**What needs to be done**
Copy the lines below as they are; omit the images they contain.

==================================================

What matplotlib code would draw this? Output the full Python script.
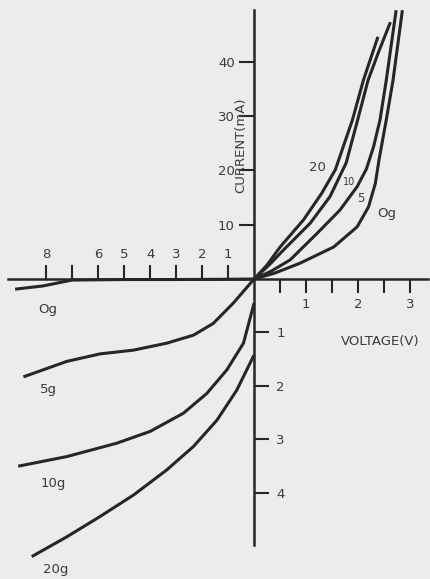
import numpy as np
import matplotlib
matplotlib.use("Agg")
import matplotlib.pyplot as plt

# forward bias: voltage [V], current [mA]
FWD_V_20 = [0, 0.25, 0.50, 0.95, 1.30, 1.56, 1.89, 2.10, 2.38]
FWD_I_20 = [0, 2.6, 5.9, 10.9, 15.8, 20.1, 29.3, 36.6, 44.6]
FWD_V_10 = [0, 0.28, 0.56, 1.08, 1.46, 1.77, 1.99, 2.19, 2.40, 2.62]
FWD_I_10 = [0, 2.5, 5.3, 10.3, 15.2, 21.4, 29.3, 36.6, 42.0, 47.3]
FWD_V_5 = [0, 0.32, 0.69, 1.21, 1.65, 1.98, 2.16, 2.30, 2.42, 2.54, 2.73]
FWD_I_5 = [0, 1.4, 3.5, 8.4, 12.7, 17.0, 20.3, 24.5, 29.3, 36.6, 49.5]
FWD_V_0 = [0, 0.40, 0.88, 1.53, 1.98, 2.20, 2.33, 2.40, 2.54, 2.67, 2.85]
FWD_I_0 = [0, 1.1, 2.9, 5.9, 9.6, 13.3, 17.6, 21.9, 29.3, 36.6, 49.5]

# reverse bias, in the units printed on the negative half-axes
REV_V_0 = [-9.19, -8.12, -7.0, -5.0, -3.0, -1.0, 0]
REV_I_0 = [-0.19, -0.13, -0.02, -0.01, -0.01, -0.005, 0]
REV_V_5 = [-8.87, -7.20, -5.92, -4.64, -3.36, -2.33, -1.57, -0.80, 0]
REV_I_5 = [-1.83, -1.54, -1.40, -1.33, -1.20, -1.05, -0.83, -0.45, 0]
REV_V_10 = [-9.07, -7.20, -5.28, -4.00, -2.72, -1.82, -1.05, -0.41, 0]
REV_I_10 = [-3.50, -3.32, -3.07, -2.85, -2.51, -2.14, -1.70, -1.20, -0.45]
REV_V_20 = [-8.55, -7.20, -5.92, -4.64, -3.36, -2.33, -1.43, -0.67, 0]
REV_I_20 = [-5.19, -4.82, -4.44, -4.04, -3.57, -3.13, -2.64, -2.08, -1.42]

X_TICKS_FWD = [0.5, 1, 1.5, 2, 2.5, 3]
X_LABELS_FWD = ['', '1', '', '2', '', '3']
X_TICKS_REV = [-1, -2, -3, -4, -5, -6, -7, -8]
X_LABELS_REV = ['1', '2', '3', '4', '5', '6', '', '8']
Y_TICKS_FWD = [10, 20, 30, 40]
Y_LABELS_FWD = ['10', '20', '30', '40']
Y_TICKS_REV = [-1, -2, -3, -4]
Y_LABELS_REV = ['1', '2', '3', '4']

# the negative half-axes are drawn at a different scale
NEG_X = 0.5
NEG_Y = 9.85

W, H = 431, 579
INK = '#262626'
TXT = '#3a3a3a'
PAPER = '#ececec'

plt.rcParams.update({
    'font.family': 'DejaVu Sans',
    'font.size': 9.5,
})


def fx(v):
    v = np.asarray(v, dtype=float)
    return np.where(v < 0, v * NEG_X, v)


def fx_inv(v):
    v = np.asarray(v, dtype=float)
    return np.where(v < 0, v / NEG_X, v)


def fy(v):
    v = np.asarray(v, dtype=float)
    return np.where(v < 0, v * NEG_Y, v)


def fy_inv(v):
    v = np.asarray(v, dtype=float)
    return np.where(v < 0, v / NEG_Y, v)


def px(x, y):
    return x / W, 1 - y / H


# ----------------------------------------------------------------------------------------------------
def plot_iv_curves():

    fig = plt.figure(figsize=(W / 100, H / 100), dpi=100, facecolor=PAPER)
    ax = fig.add_axes([0, 0, 1, 1])
    ax.set_facecolor('none')

    ax.set_xscale('function', functions=(fx, fx_inv))
    ax.set_yscale('function', functions=(fy, fy_inv))
    ax.set_xlim(-9.77, 3.40)
    ax.set_ylim(-5.609, 51.38)

    for name in ['left', 'bottom', 'right', 'top']:
        ax.spines[name].set_position(('data', 0))
        ax.spines[name].set_color(INK)
        ax.spines[name].set_linewidth(1.8)
    ax.spines['top'].set_visible(False)
    ax.spines['right'].set_visible(False)
    ax.spines['left'].set_bounds(-4.97, 49.5)
    ax.spines['bottom'].set_bounds(-9.46, 3.35)

    ax.set_xticks(X_TICKS_FWD, labels=X_LABELS_FWD)
    ax.set_xticks(X_TICKS_REV, labels=X_LABELS_REV, minor=True)
    ax.set_yticks(Y_TICKS_FWD, labels=Y_LABELS_FWD)
    ax.set_yticks(Y_TICKS_REV, labels=Y_LABELS_REV, minor=True)

    common = dict(direction='out', width=1.5, color=INK, labelcolor=TXT, labelsize=9.5)
    ax.tick_params(axis='x', which='major', bottom=True, top=False, labelbottom=True,
                   labeltop=False, length=10, pad=4, **common)
    ax.tick_params(axis='x', which='minor', bottom=False, top=True, labelbottom=False,
                   labeltop=True, length=10, pad=3, **common)
    ax.tick_params(axis='y', which='major', left=True, right=False, labelleft=True,
                   labelright=False, length=11, pad=3, **common)
    ax.tick_params(axis='y', which='minor', left=False, right=True, labelleft=False,
                   labelright=True, length=11, pad=5, **common)

    kw = dict(color=INK, lw=2.2, solid_capstyle='butt', solid_joinstyle='round')
    for v, i in [(FWD_V_20, FWD_I_20), (FWD_V_10, FWD_I_10), (FWD_V_5, FWD_I_5), (FWD_V_0, FWD_I_0),
                 (REV_V_0, REV_I_0), (REV_V_5, REV_I_5), (REV_V_10, REV_I_10), (REV_V_20, REV_I_20)]:
        ax.plot(v, i, **kw)

    # axis titles
    fig.text(*px(380, 342), 'VOLTAGE(V)', color=TXT, ha='center', va='center')
    fig.text(*px(241, 145), 'CURRENT(mA)', color=TXT, ha='center', va='center', rotation=90)

    # curve labels
    fig.text(*px(317, 167), '20', color=TXT, ha='center', va='center')
    fig.text(*px(349, 182), '10', color=TXT, ha='center', va='center', fontsize=7)
    fig.text(*px(361, 199), '5', color=TXT, ha='center', va='center', fontsize=8.5)
    fig.text(*px(387, 213), 'Og', color=TXT, ha='center', va='center')
    fig.text(*px(48, 310), 'Og', color=TXT, ha='center', va='center')
    fig.text(*px(48, 390), '5g', color=TXT, ha='center', va='center')
    fig.text(*px(53, 483), '10g', color=TXT, ha='center', va='center')
    fig.text(*px(56, 569), '20g', color=TXT, ha='center', va='center')

    fig.savefig('out.png', dpi=100, facecolor=PAPER)


# ----------------------------------------------------------------------------------------------------
if __name__ == '__main__':

    plot_iv_curves()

==================================================

**Result for this exercise**
What matplotlib code would draw this? Output the full Python script.
import numpy as np
import matplotlib
matplotlib.use("Agg")
import matplotlib.pyplot as plt

# forward bias: voltage [V], current [mA]
FWD_V_20 = [0, 0.25, 0.50, 0.95, 1.30, 1.56, 1.89, 2.10, 2.38]
FWD_I_20 = [0, 2.6, 5.9, 10.9, 15.8, 20.1, 29.3, 36.6, 44.6]
FWD_V_10 = [0, 0.28, 0.56, 1.08, 1.46, 1.77, 1.99, 2.19, 2.40, 2.62]
FWD_I_10 = [0, 2.5, 5.3, 10.3, 15.2, 21.4, 29.3, 36.6, 42.0, 47.3]
FWD_V_5 = [0, 0.32, 0.69, 1.21, 1.65, 1.98, 2.16, 2.30, 2.42, 2.54, 2.73]
FWD_I_5 = [0, 1.4, 3.5, 8.4, 12.7, 17.0, 20.3, 24.5, 29.3, 36.6, 49.5]
FWD_V_0 = [0, 0.40, 0.88, 1.53, 1.98, 2.20, 2.33, 2.40, 2.54, 2.67, 2.85]
FWD_I_0 = [0, 1.1, 2.9, 5.9, 9.6, 13.3, 17.6, 21.9, 29.3, 36.6, 49.5]

# reverse bias, in the units printed on the negative half-axes
REV_V_0 = [-9.19, -8.12, -7.0, -5.0, -3.0, -1.0, 0]
REV_I_0 = [-0.19, -0.13, -0.02, -0.01, -0.01, -0.005, 0]
REV_V_5 = [-8.87, -7.20, -5.92, -4.64, -3.36, -2.33, -1.57, -0.80, 0]
REV_I_5 = [-1.83, -1.54, -1.40, -1.33, -1.20, -1.05, -0.83, -0.45, 0]
REV_V_10 = [-9.07, -7.20, -5.28, -4.00, -2.72, -1.82, -1.05, -0.41, 0]
REV_I_10 = [-3.50, -3.32, -3.07, -2.85, -2.51, -2.14, -1.70, -1.20, -0.45]
REV_V_20 = [-8.55, -7.20, -5.92, -4.64, -3.36, -2.33, -1.43, -0.67, 0]
REV_I_20 = [-5.19, -4.82, -4.44, -4.04, -3.57, -3.13, -2.64, -2.08, -1.42]

X_TICKS_FWD = [0.5, 1, 1.5, 2, 2.5, 3]
X_LABELS_FWD = ['', '1', '', '2', '', '3']
X_TICKS_REV = [-1, -2, -3, -4, -5, -6, -7, -8]
X_LABELS_REV = ['1', '2', '3', '4', '5', '6', '', '8']
Y_TICKS_FWD = [10, 20, 30, 40]
Y_LABELS_FWD = ['10', '20', '30', '40']
Y_TICKS_REV = [-1, -2, -3, -4]
Y_LABELS_REV = ['1', '2', '3', '4']

# the negative half-axes are drawn at a different scale
NEG_X = 0.5
NEG_Y = 9.85

W, H = 431, 579
INK = '#262626'
TXT = '#3a3a3a'
PAPER = '#ececec'

plt.rcParams.update({
    'font.family': 'DejaVu Sans',
    'font.size': 9.5,
})


def fx(v):
    v = np.asarray(v, dtype=float)
    return np.where(v < 0, v * NEG_X, v)


def fx_inv(v):
    v = np.asarray(v, dtype=float)
    return np.where(v < 0, v / NEG_X, v)


def fy(v):
    v = np.asarray(v, dtype=float)
    return np.where(v < 0, v * NEG_Y, v)


def fy_inv(v):
    v = np.asarray(v, dtype=float)
    return np.where(v < 0, v / NEG_Y, v)


def px(x, y):
    return x / W, 1 - y / H


# ----------------------------------------------------------------------------------------------------
def plot_iv_curves():

    fig = plt.figure(figsize=(W / 100, H / 100), dpi=100, facecolor=PAPER)
    ax = fig.add_axes([0, 0, 1, 1])
    ax.set_facecolor('none')

    ax.set_xscale('function', functions=(fx, fx_inv))
    ax.set_yscale('function', functions=(fy, fy_inv))
    ax.set_xlim(-9.77, 3.40)
    ax.set_ylim(-5.609, 51.38)

    for name in ['left', 'bottom', 'right', 'top']:
        ax.spines[name].set_position(('data', 0))
        ax.spines[name].set_color(INK)
        ax.spines[name].set_linewidth(1.8)
    ax.spines['top'].set_visible(False)
    ax.spines['right'].set_visible(False)
    ax.spines['left'].set_bounds(-4.97, 49.5)
    ax.spines['bottom'].set_bounds(-9.46, 3.35)

    ax.set_xticks(X_TICKS_FWD, labels=X_LABELS_FWD)
    ax.set_xticks(X_TICKS_REV, labels=X_LABELS_REV, minor=True)
    ax.set_yticks(Y_TICKS_FWD, labels=Y_LABELS_FWD)
    ax.set_yticks(Y_TICKS_REV, labels=Y_LABELS_REV, minor=True)

    common = dict(direction='out', width=1.5, color=INK, labelcolor=TXT, labelsize=9.5)
    ax.tick_params(axis='x', which='major', bottom=True, top=False, labelbottom=True,
                   labeltop=False, length=10, pad=4, **common)
    ax.tick_params(axis='x', which='minor', bottom=False, top=True, labelbottom=False,
                   labeltop=True, length=10, pad=3, **common)
    ax.tick_params(axis='y', which='major', left=True, right=False, labelleft=True,
                   labelright=False, length=11, pad=3, **common)
    ax.tick_params(axis='y', which='minor', left=False, right=True, labelleft=False,
                   labelright=True, length=11, pad=5, **common)

    kw = dict(color=INK, lw=2.2, solid_capstyle='butt', solid_joinstyle='round')
    for v, i in [(FWD_V_20, FWD_I_20), (FWD_V_10, FWD_I_10), (FWD_V_5, FWD_I_5), (FWD_V_0, FWD_I_0),
                 (REV_V_0, REV_I_0), (REV_V_5, REV_I_5), (REV_V_10, REV_I_10), (REV_V_20, REV_I_20)]:
        ax.plot(v, i, **kw)

    # axis titles
    fig.text(*px(380, 342), 'VOLTAGE(V)', color=TXT, ha='center', va='center')
    fig.text(*px(241, 145), 'CURRENT(mA)', color=TXT, ha='center', va='center', rotation=90)

    # curve labels
    fig.text(*px(317, 167), '20', color=TXT, ha='center', va='center')
    fig.text(*px(349, 182), '10', color=TXT, ha='center', va='center', fontsize=7)
    fig.text(*px(361, 199), '5', color=TXT, ha='center', va='center', fontsize=8.5)
    fig.text(*px(387, 213), 'Og', color=TXT, ha='center', va='center')
    fig.text(*px(48, 310), 'Og', color=TXT, ha='center', va='center')
    fig.text(*px(48, 390), '5g', color=TXT, ha='center', va='center')
    fig.text(*px(53, 483), '10g', color=TXT, ha='center', va='center')
    fig.text(*px(56, 569), '20g', color=TXT, ha='center', va='center')

    fig.savefig('out.png', dpi=100, facecolor=PAPER)


# ----------------------------------------------------------------------------------------------------
if __name__ == '__main__':

    plot_iv_curves()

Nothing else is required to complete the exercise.